-- BEGIN --

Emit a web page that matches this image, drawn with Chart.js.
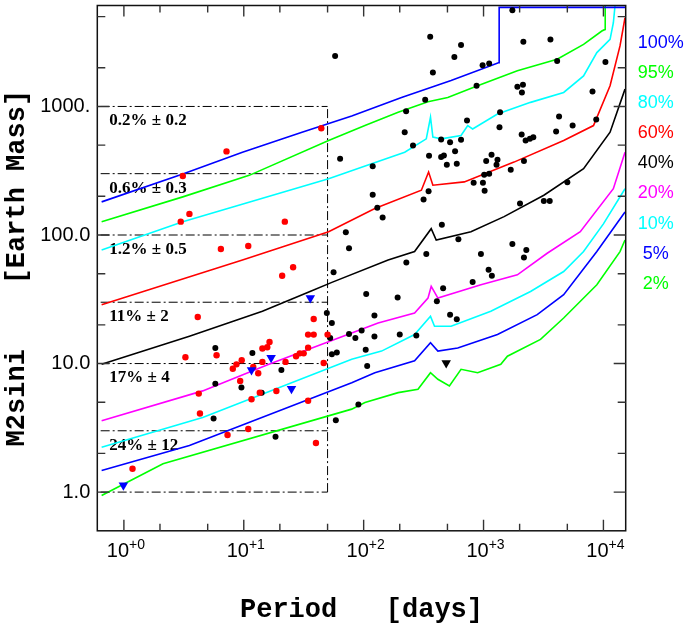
<!DOCTYPE html>
<html>
<head>
<meta charset="utf-8">
<script src="https://cdn.jsdelivr.net/npm/chart.js@4.4.1/dist/chart.umd.min.js"></script>
<style>
  html, body { margin: 0; padding: 0; background: #fff; }
  #wrap { width: 687px; height: 626px; }
</style>
</head>
<body>
<div id="wrap"><canvas id="chart" width="687" height="626"></canvas></div>
<script>
// detection limit curves, [period (days), M2sini (Earth masses)]
const curve100 = [[0.652,181],[3.10,298],[9.75,441],[30.6,630],[79.5,843],[207,1175],[536,1592],[1349,2194],[1350,5900],[15340,5900]];
const curve95 = [[0.652,127],[3.10,198],[11.1,291],[51,544],[102.5,710],[194,900],[344,1089],[503,1175],[893,1448],[1915,1892],[4111,2328],[6830,3041],[9700,3863],[10330,3975],[10350,6100]];
const curve80 = [[0.652,76.6],[3.10,127],[51,274],[116.5,359],[220,441],[333,560],[361,824],[378,577],[443,560],[649,594],[738,710],[811,668],[1307,873],[2467,1076],[4660,1286],[6830,1730],[8814,2624],[11360,3325],[12100,4477],[12500,6100]];
const curve60 = [[0.652,28.7],[9.75,64.0],[51,106],[124,161],[303,223],[348,309],[378,244],[691,259],[1795,369],[4660,544],[8265,710],[11360,1448],[13750,2956],[15140,4898]];
const curve40 = [[0.652,9.86],[3.52,16.3],[14.3,25.5],[35.7,36.4],[54.3,42.8],[160,64.0],[266,74.3],[366,112],[403,91.5],[785,106],[1484,139],[3184,204],[6830,328],[11360,630],[15140,1364]];
const curve20 = [[0.652,3.59],[4.54,6.13],[16.2,9.86],[79.5,17.3],[132,20.7],[266,24.7],[344,32.3],[366,39.8],[416,32.3],[951,41.0],[1915,49.0],[3396,72.1],[6412,106],[12100,229],[15140,441]];
const curve10 = [[0.652,2.23],[4.54,3.81],[79.5,10.8],[141,12.5],[266,16.8],[361,23.3],[390,19.5],[536,19.5],[1150,25.5],[2467,36.4],[4660,52.0],[6830,74.3],[10000,122],[15140,229]];
const curve5 = [[0.652,1.47],[3.52,2.30],[79.5,7.10],[124,8.49],[266,10.5],[361,14.5],[416,12.5],[609,13.2],[1307,16.8],[2804,24.0],[4660,34.3],[8814,74.3],[15140,151]];
const curve2 = [[0.652,0.94],[2.12,1.66],[79.5,4.42],[102.5,4.97],[194,5.94],[284,6.31],[361,8.49],[416,7.55],[519,6.69],[649,9.02],[893,8.49],[1393,9.86],[1582,11.4],[2987,15.4],[4660,22.6],[8814,41.0],[13750,74.3],[15140,91.5]];

const curves = [curve100, curve95, curve80, curve60, curve40, curve20, curve10, curve5, curve2];
const curveLabels = ['100%', '95%', '80%', '60%', '40%', '20%', '10%', '5%', '2%'];
const curveColors = ['#0000ff', '#00ff00', '#00ffff', '#ff0000', '#000000', '#ff00ff', '#00ffff', '#0000ff', '#00ff00'];

// known planets
const blackPlanets = [[1740,5610],[57.8,2473],[359,3490],[649,3008],[571,2428],[2148,3190],[3614,3325],[982,2090],[1114,2157],[4111,2261],
  [10390,2222],[378,1836],[875,1449],[1915,1423],[2132,1475],[2090,1285],[8110,1309],[326,1129],[226,916],[1374,900],
  [4266,834],[8710,790],[728,776],[220,631],[1358,689],[4030,638],[5534,710],[2080,605],[2244,544],[2437,560],
  [2600,577],[443,553],[526,527],[649,550],[258,497],[579,449],[351,413],[443,404],[467,416],[63.6,392],
  [494,352],[598,358],[1052,376],[1166,421],[1307,385],[1283,352],[2173,376],[1686,322],[119,342],[1012,294],
  [1114,300],[988,255],[827,255],[1021,221],[119,206],[348,219],[316,189],[5000,257],[2014,176],[3184,184],
  [3565,184],[130,163],[144,137],[71,105],[75.5,78.8],[449,120],[617,92.5],[1740,85.2],[2274,76.5],[333,71.3],
  [951,71.3],[2173,66.7],[227,61.1],[56.1,51.4],[1102,53.6],[1173,48.2],[811,43.0],[460,38.6],[408,30.5],[105,34.7],
  [192,32.7],[123,23.6],[526,24.0],[598,22.1],[49.3,24.7],[54.3,20.7],[75.5,17.0],[85.3,15.8],[96.2,18.1],[123,16.2],
  [200,16.8],[275,16.5],[54.3,11.8],[59.7,12.2],[104,12.8],[107,9.57],[90.4,4.80],[58.6,3.63],[52.6,15.8],[5.79,13.2],
  [11.8,12.1],[20.6,8.91],[5.79,6.98],[9.56,6.50],[14.1,5.94],[5.60,3.74],[18.4,2.70]];
const redPlanets = [[44.3,677],[7.18,447],[3.10,288],[3.52,146],[2.98,127],[22.0,127],[6.44,77.9],[10.9,82.2],[20.9,48.2],[25.8,56.1],
  [4.13,23.0],[38.3,22.2],[34.4,16.8],[38.3,16.8],[50.0,16.8],[3.26,11.2],[5.93,11.6],[16.4,14.7],[14.3,13.1],[15.7,13.4],
  [9.61,10.6],[8.10,9.12],[8.69,9.86],[14.3,10.3],[22.3,10.3],[27.3,11.4],[29.3,12.0],[31.6,12.0],[34.4,13.3],[46.4,10.1],
  [12.0,9.40],[13.2,8.40],[9.33,7.32],[4.21,5.84],[13.6,5.94],[18.7,6.12],[11.6,5.28],[34.4,5.13],[4.31,4.09],[10.9,3.10],
  [7.32,2.78],[40.0,2.41],[1.18,1.52]];
const blueLimits = [[35.9,32.3],[16.9,11.1],[11.6,8.91],[25.0,6.38],[0.99,1.13]];
const blackLimits = [[488,10.1]];

// dash-dot box of occurrence rates
const boxLevels = [1, 3, 10, 30, 100, 300, 1000];
const boxPeriod = 50;
const bandTops = [1000, 300, 100, 30, 10, 3];
const bandLabels = ['0.2% \u00b1 0.2', '0.6% \u00b1 0.3', '1.2% \u00b1 0.5', '11% \u00b1 2', '17% \u00b1 4', '24% \u00b1 12'];

const xTicks = [1, 10, 100, 1000, 10000];
const xTickExp = ['+0', '+1', '+2', '+3', '+4'];
const yTicks = [1, 10, 100, 1000];
const yTickLabels = ['1.0', '10.0', '100.0', '1000.'];

const xMin = 0.64, xMax = 15340, yMin = 0.5, yMax = 6100;

const toPts = arr => arr.map(([x, y]) => ({ x, y }));
const SANS = "'Liberation Sans', Arial, Helvetica, sans-serif";
const MONO = "'Liberation Mono', 'Courier New', monospace";

const datasets = [];
datasets.push({ data: toPts(blackLimits), pointStyle: 'triangle', pointRotation: 180, pointRadius: 5.5,
  pointBackgroundColor: '#000', pointBorderWidth: 0 });
datasets.push({ data: toPts(blueLimits), pointStyle: 'triangle', pointRotation: 180, pointRadius: 5.5,
  pointBackgroundColor: '#0000ff', pointBorderWidth: 0 });
datasets.push({ data: toPts(redPlanets), pointRadius: 3.2, pointBackgroundColor: '#ff0000', pointBorderWidth: 0 });
datasets.push({ data: toPts(blackPlanets), pointRadius: 3, pointBackgroundColor: '#000', pointBorderWidth: 0 });
curves.forEach((c, i) => {
  datasets.push({ data: toPts(c), showLine: true, borderColor: curveColors[i], borderWidth: 1.6,
    pointRadius: 0, tension: 0, fill: false });
});
boxLevels.forEach(L => {
  datasets.push({ data: [{ x: xMin, y: L }, { x: boxPeriod, y: L }], showLine: true, borderColor: '#000',
    borderWidth: 1, borderDash: [9, 3, 2, 3], pointRadius: 0 });
});
datasets.push({ data: [{ x: boxPeriod, y: boxLevels[0] }, { x: boxPeriod, y: boxLevels[boxLevels.length - 1] }],
  showLine: true, borderColor: '#000', borderWidth: 1, borderDash: [9, 3, 2, 3], pointRadius: 0 });

function logMarks(lo, hi) {
  const out = [];
  for (let k = -2; k <= 5; k++) {
    [1, 2, 5].forEach(m => {
      const v = m * Math.pow(10, k);
      if (v > lo * 1.001 && v < hi * 0.999) out.push({ v, major: m === 1 });
    });
  }
  return out;
}

const decor = {
  id: 'decor',
  beforeDatasetsDraw(chart) {
    const { ctx, chartArea: a, scales: { y } } = chart;
    ctx.save();
    ctx.fillStyle = '#000';
    ctx.font = "bold 17px 'Liberation Serif', 'Times New Roman', serif";
    ctx.textBaseline = 'middle';
    ctx.textAlign = 'left';
    bandTops.forEach((t, i) => {
      ctx.fillText(bandLabels[i], a.left + 12, y.getPixelForValue(t) + 14.5);
    });
    ctx.restore();
  },
  afterDraw(chart) {
    const { ctx, chartArea: a, scales: { x, y } } = chart;
    ctx.save();
    // frame
    ctx.strokeStyle = '#111';
    ctx.lineWidth = 1.5;
    ctx.strokeRect(a.left, a.top, a.right - a.left, a.bottom - a.top);
    // inward ticks on all four sides
    ctx.strokeStyle = '#333';
    ctx.lineWidth = 1.4;
    ctx.beginPath();
    logMarks(xMin, xMax).forEach(t => {
      const px = x.getPixelForValue(t.v);
      const len = t.major ? 11 : 7;
      ctx.moveTo(px, a.bottom); ctx.lineTo(px, a.bottom - len);
      ctx.moveTo(px, a.top); ctx.lineTo(px, a.top + len);
    });
    logMarks(yMin, yMax).forEach(t => {
      const py = y.getPixelForValue(t.v);
      const len = t.major ? 12 : 8;
      ctx.moveTo(a.left, py); ctx.lineTo(a.left + len, py);
      ctx.moveTo(a.right, py); ctx.lineTo(a.right - len, py);
    });
    ctx.stroke();
    // x tick labels with superscript exponents
    ctx.fillStyle = '#000';
    ctx.textAlign = 'left';
    ctx.textBaseline = 'alphabetic';
    xTicks.forEach((v, i) => {
      const px = x.getPixelForValue(v);
      ctx.font = '20px ' + SANS;
      const w1 = ctx.measureText('10').width;
      ctx.font = '14px ' + SANS;
      const w2 = ctx.measureText(xTickExp[i]).width;
      const start = px - (w1 + w2) / 2 + 2;
      ctx.font = '20px ' + SANS;
      ctx.fillText('10', start, a.bottom + 26);
      ctx.font = '14px ' + SANS;
      ctx.fillText(xTickExp[i], start + w1, a.bottom + 17.7);
    });
    // right-hand percentage labels
    ctx.font = '18px ' + SANS;
    ctx.textBaseline = 'middle';
    curveLabels.forEach((lab, i) => {
      ctx.fillStyle = curveColors[i];
      const indent = lab.length < 3 ? 5 : 0;
      ctx.fillText(lab, a.right + 12 + indent, a.top + 37.5 + i * 30.1);
    });
    ctx.restore();
  }
};

new Chart(document.getElementById('chart'), {
  type: 'scatter',
  data: { datasets },
  options: {
    responsive: false,
    animation: false,
    devicePixelRatio: 1,
    events: [],
    layout: { padding: { top: 2.7, right: 61.3, left: 0, bottom: 0 } },
    plugins: { legend: { display: false }, tooltip: { enabled: false } },
    scales: {
      x: {
        type: 'logarithmic', position: 'bottom', min: xMin, max: xMax,
        grid: { display: false, drawTicks: false }, border: { display: false },
        ticks: { display: false },
        afterBuildTicks: s => { s.ticks = xTicks.map(v => ({ value: v })); },
        afterFit: s => { s.height = 95.2; s.paddingLeft = 0; s.paddingRight = 0; },
        title: { display: true, text: 'Period   [days]', color: '#000',
          font: { family: MONO, size: 27, weight: 'bold' }, padding: { top: 0, bottom: 0 } }
      },
      y: {
        type: 'logarithmic', position: 'left', min: yMin, max: yMax,
        grid: { display: false, drawTicks: false }, border: { display: false },
        ticks: {
          color: '#000', padding: 7, autoSkip: false,
          font: { family: SANS, size: 20 },
          callback: v => { const i = yTicks.indexOf(v); return i >= 0 ? yTickLabels[i] : ''; }
        },
        afterBuildTicks: s => { s.ticks = yTicks.map(v => ({ value: v })); },
        afterFit: s => { s.width = 97.3; s.paddingTop = 0; s.paddingBottom = 0; },
        title: { display: true, text: 'M2sini    [Earth Mass]', color: '#000',
          font: { family: MONO, size: 27, weight: 'bold' }, padding: { top: 1, bottom: 0 } }
      }
    }
  },
  plugins: [decor]
});
</script>
</body>
</html>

-- END --

_Task goal_
Search the data above for the word "with", then gather each line in which it appears.

_Complete output_
Emit a web page that matches this image, drawn with Chart.js.
    // x tick labels with superscript exponents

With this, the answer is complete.